We’re led to believe that what we feed ourselves is a personal choice, and that by making the right choices this will be life sustaining, help our mental and physical wellbeing, and lessen the burden on an overstretched health service.
At the same time, the way our food is generally produced has become so industrialised, cheapened and denatured that only those with the luxury of time and financial security can temper this with more healthy and nutritious alternatives, and ‘enjoy’ processed food as an occasional indulgence or convenience rather than as a necessity.
Furthermore, during the pandemic there have been several instances contradicting what the government says we should eat and the food given out as emergency provisions, i.e. to those having to self-isolate or the typical Covid response pallets of tinned meat, pasta meals and other often ultra-processed high calorie foods destined to food bank users. The quality of the food hasn’t matched the spiel.
According to recent scientific research (mentioned in the BBC programme What are we feeding our kids?) by Dr Kevin Hall of the National Institutes of Health, one in five people’s diets are made up of 80 per cent ultra-processed food. Evidence shows that our brains are being hardwired to want this food, and this leads on average to a daily 500 calorie increase.

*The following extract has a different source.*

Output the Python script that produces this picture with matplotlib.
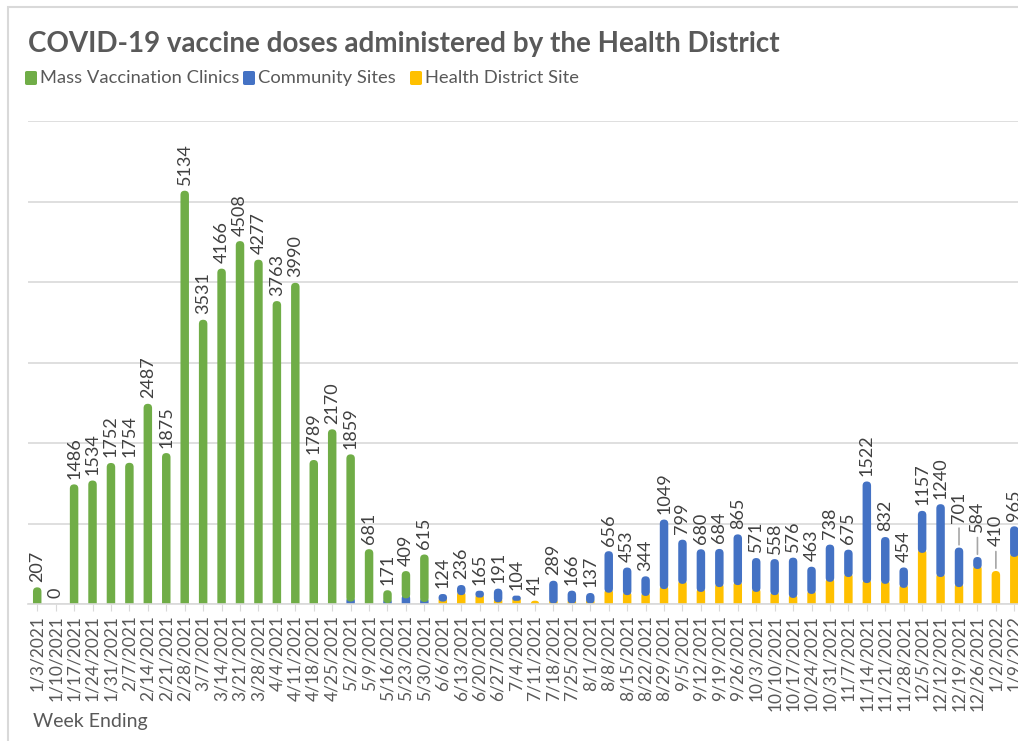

This surplus food is part of a ‘profit above all else’ subsidised food industry that is able to dictate and offload inferior food. Could this be perceived as a cynical act by the government aimed at those most in need?
People on low incomes are statistically more prone to malnutrition, obesity and diabetes as poor quality, additive ridden, fat and sugar-based foods are often the cheapest options for cash-strapped households not able to make healthier choices.

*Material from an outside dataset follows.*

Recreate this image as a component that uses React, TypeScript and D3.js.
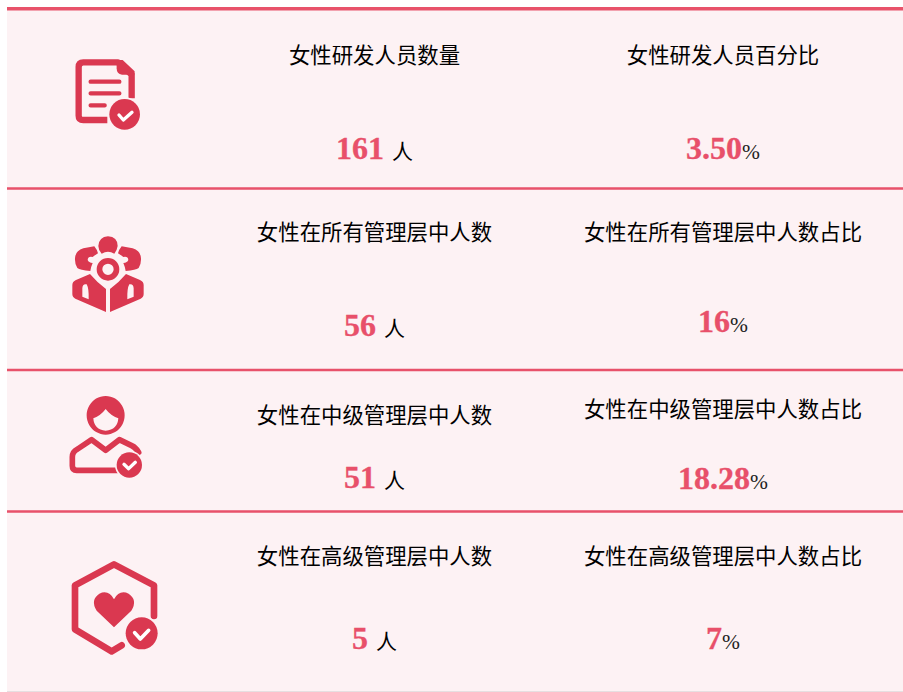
import * as d3 from 'd3';

const countLabels = ['女性研发人员数量', '女性在所有管理层中人数', '女性在中级管理层中人数', '女性在高级管理层中人数'];
const shareLabels = ['女性研发人员百分比', '女性在所有管理层中人数占比', '女性在中级管理层中人数占比', '女性在高级管理层中人数占比'];
const counts = ['161', '56', '51', '5'];
const shares = ['3.50', '16', '18.28', '7'];
const rows = [0, 1, 2, 3];

const WIDTH = 903;
const HEIGHT = 692;
const RED = '#da3850';
const PINK = '#e8506a';
const BG = '#fdf2f4';
const CJK = '"Noto Sans CJK SC", sans-serif';
const SERIF = '"Liberation Serif", serif';

// rows are not evenly spaced in the picture, so the y scales are ordinal
const rowTop = d3.scaleOrdinal<number, number>().domain(rows).range([8.5, 188.5, 370, 511.5]);
const countLabelY = d3.scaleOrdinal<number, number>().domain(rows).range([62.5, 239.5, 422.5, 563.5]);
const shareLabelY = d3.scaleOrdinal<number, number>().domain(rows).range([62.5, 239.5, 416.5, 563.5]);
const countY = d3.scaleOrdinal<number, number>().domain(rows).range([159, 336, 488, 649]);
const shareY = d3.scaleOrdinal<number, number>().domain(rows).range([159, 331.5, 488.5, 649]);
const colX = { count: 374.5, share: 723 };

const Check = ({ cx, cy, r, d, w }: { cx: number; cy: number; r: number; d: string; w: number }) => (
  <>
    <circle cx={cx} cy={cy} r={r} fill={RED} stroke={BG} strokeWidth={w} paintOrder="stroke" />
    <path d={d} fill="none" stroke="#fff" strokeWidth={w} strokeLinecap="round" strokeLinejoin="round" />
  </>
);

// icons are drawn in the coordinates of a 3x crop, hence the scale(1/3)
const DocIcon = () => (
  <g transform="scale(0.3333)">
    <path
      d="M322,360 H250 Q236,360 236,347 V201 Q236,187 250,187 H354 L395,224 V295"
      fill="none"
      stroke={RED}
      strokeWidth={19}
      strokeLinejoin="round"
    />
    <path d="M350,180 L368,180 L404,214 L404,224 L366,224 Q350,222 350,205 Z" fill={RED} />
    <path d="M272,245 H358 M272,280 H358 M272,316 H314" stroke={RED} strokeWidth={13} strokeLinecap="round" fill="none" />
    <Check cx={374} cy={343} r={46} d="M357,345 L370,360 L396,337" w={10} />
  </g>
);

const TeamIcon = () => {
  const shoulder =
    'M105,115 Q106,92 130,85 L163,79 Q172,90 174,100 Q164,106 158,111 Q144,108 143,120 Q146,128 158,129 Q153,140 151,153 Q120,150 112,144 Q104,132 105,115 Z';
  const body =
    'M97,195 Q97,185 108,180 L150,162 Q170,186 198,207 V276 L106,236 Q97,232 97,222 Z M127,230 L146,238 Q147,205 140,193 Q128,190 127,205 Z';
  return (
    <g transform="translate(40,220) scale(0.3333)">
      <path d="M204,49 Q233,51 233,78 Q231,92 223,101 Q204,90 185,101 Q175,90 175,78 Q177,51 204,49 Z" fill={RED} />
      <circle cx={204} cy={148} r={25.5} fill="none" stroke={RED} strokeWidth={17} />
      <path d={shoulder} fill={RED} />
      <path d={shoulder} fill={RED} transform="translate(408,0) scale(-1,1)" />
      <path d={body} fill={RED} fillRule="evenodd" />
      <path d={body} fill={RED} fillRule="evenodd" transform="translate(408,0) scale(-1,1)" />
    </g>
  );
};

const PersonIcon = () => (
  <g transform="translate(40,385) scale(0.3333)">
    <path
      d="M197,33 A57,58 0 1 1 196.9,33 Z M160,100 Q182,92 197,72 Q212,92 235,100 Q233,134 197,137 Q162,134 160,100 Z"
      fill={RED}
      fillRule="evenodd"
    />
    <path
      d="M232,256 H110 Q97,256 97,242 V216 Q97,200 113,192 L155,164 L197,196 L238,164 L275,182 Q288,188 296,202"
      fill="none"
      stroke={RED}
      strokeWidth={17}
      strokeLinejoin="round"
      strokeLinecap="round"
    />
    <Check cx={268} cy={240} r={38} d="M252,238 L266,251 L286,232" w={10} />
  </g>
);

const HeartIcon = () => (
  <g transform="translate(40,550) scale(0.3333)">
    <path
      d="M342,198 V106 L222,43 L105,106 V238 L215,304 L245,286"
      fill="none"
      stroke={RED}
      strokeWidth={20}
      strokeLinejoin="round"
      strokeLinecap="round"
    />
    <path d="M222,232 L170,182 Q150,150 178,131 Q206,118 222,148 Q238,118 266,131 Q294,150 274,182 Z" fill={RED} />
    <Check cx={305} cy={250} r={48} d="M284,248 L301,267 L326,241" w={11} />
  </g>
);

export default function App() {
  return (
    <div style={{ position: 'fixed', left: 0, top: 0 }}>
      <svg width={WIDTH} height={HEIGHT} style={{ display: 'block' }}>
        <rect width={WIDTH} height={HEIGHT} fill="#fff" />
        <rect x={7} y={7} width={WIDTH - 7} height={HEIGHT - 7} fill={BG} />
        <rect x={7} y={691} width={WIDTH - 7} height={1} fill="#e6dfe1" />

        {rows.map((i) => (
          <rect key={i} x={7} y={rowTop(i) - (i === 0 ? 1.5 : 1.25)} width={WIDTH - 7} height={i === 0 ? 3.5 : 2.5} fill="#e8526a" />
        ))}

        <DocIcon />
        <TeamIcon />
        <PersonIcon />
        <HeartIcon />

        {rows.map((i) => (
          <g key={i} textAnchor="middle">
            <text x={colX.count} y={countLabelY(i)} fontFamily={CJK} fontSize={21.4} fill="#000">
              {countLabels[i]}
            </text>
            <text x={colX.share} y={shareLabelY(i)} fontFamily={CJK} fontSize={21.4} fill="#000">
              {shareLabels[i]}
            </text>
            <text x={colX.count} y={countY(i)}>
              <tspan fontFamily={SERIF} fontSize={32} fontWeight="bold" fill={PINK} stroke={PINK} strokeWidth={0.3}>
                {counts[i]}
              </tspan>
              <tspan dx={8} fontFamily={CJK} fontSize={21} fill="#000">
                人
              </tspan>
            </text>
            <text x={colX.share} y={shareY(i)}>
              <tspan fontFamily={SERIF} fontSize={32} fontWeight="bold" fill={PINK} stroke={PINK} strokeWidth={0.3}>
                {shares[i]}
              </tspan>
              <tspan fontFamily={SERIF} fontSize={21.5} fill="#222">
                %
              </tspan>
            </text>
          </g>
        ))}
      </svg>
    </div>
  );
}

Food in Community’s activities over the past eight years have included supplying food aid organisations, such as food banks, with fresh vegetables and fruit otherwise lacking in their recipient parcels. Post-Covid we have seen an extraordinary rise in demand for food assistance.
Even though we try to make these food boxes as attractive as possible, giving these free and to the recipient’s doorstep, we believe this isn’t an ideal option – far better to give people the choice of what to buy and eat.
As such, Food in Community (supported by IFAN and trialled already in Scotland and soon in Cornwall) is pushing for a radical departure from the giving of food aid by joining the call for a cash-first system. Fundamental to this is earlier referrals for help and guidance before a household’s financiers become critical.
Food purchasing vouchers for the shop of choice could be issued as a stop gap while problems are being resolved or when claiming benefit, while applications are being processed.
Giving people back the power to make food choices for themselves by having enough money in their pockets would lessen the ignominy around food aid and help restore confidence. Professional help to sort the problems that might have led to situations of financial poverty could free up more time for considering healthier lifestyles, improving health and wellbeing, and eventually even forcing the large food producers and government to seriously rethink food aid, rather than sicken our society.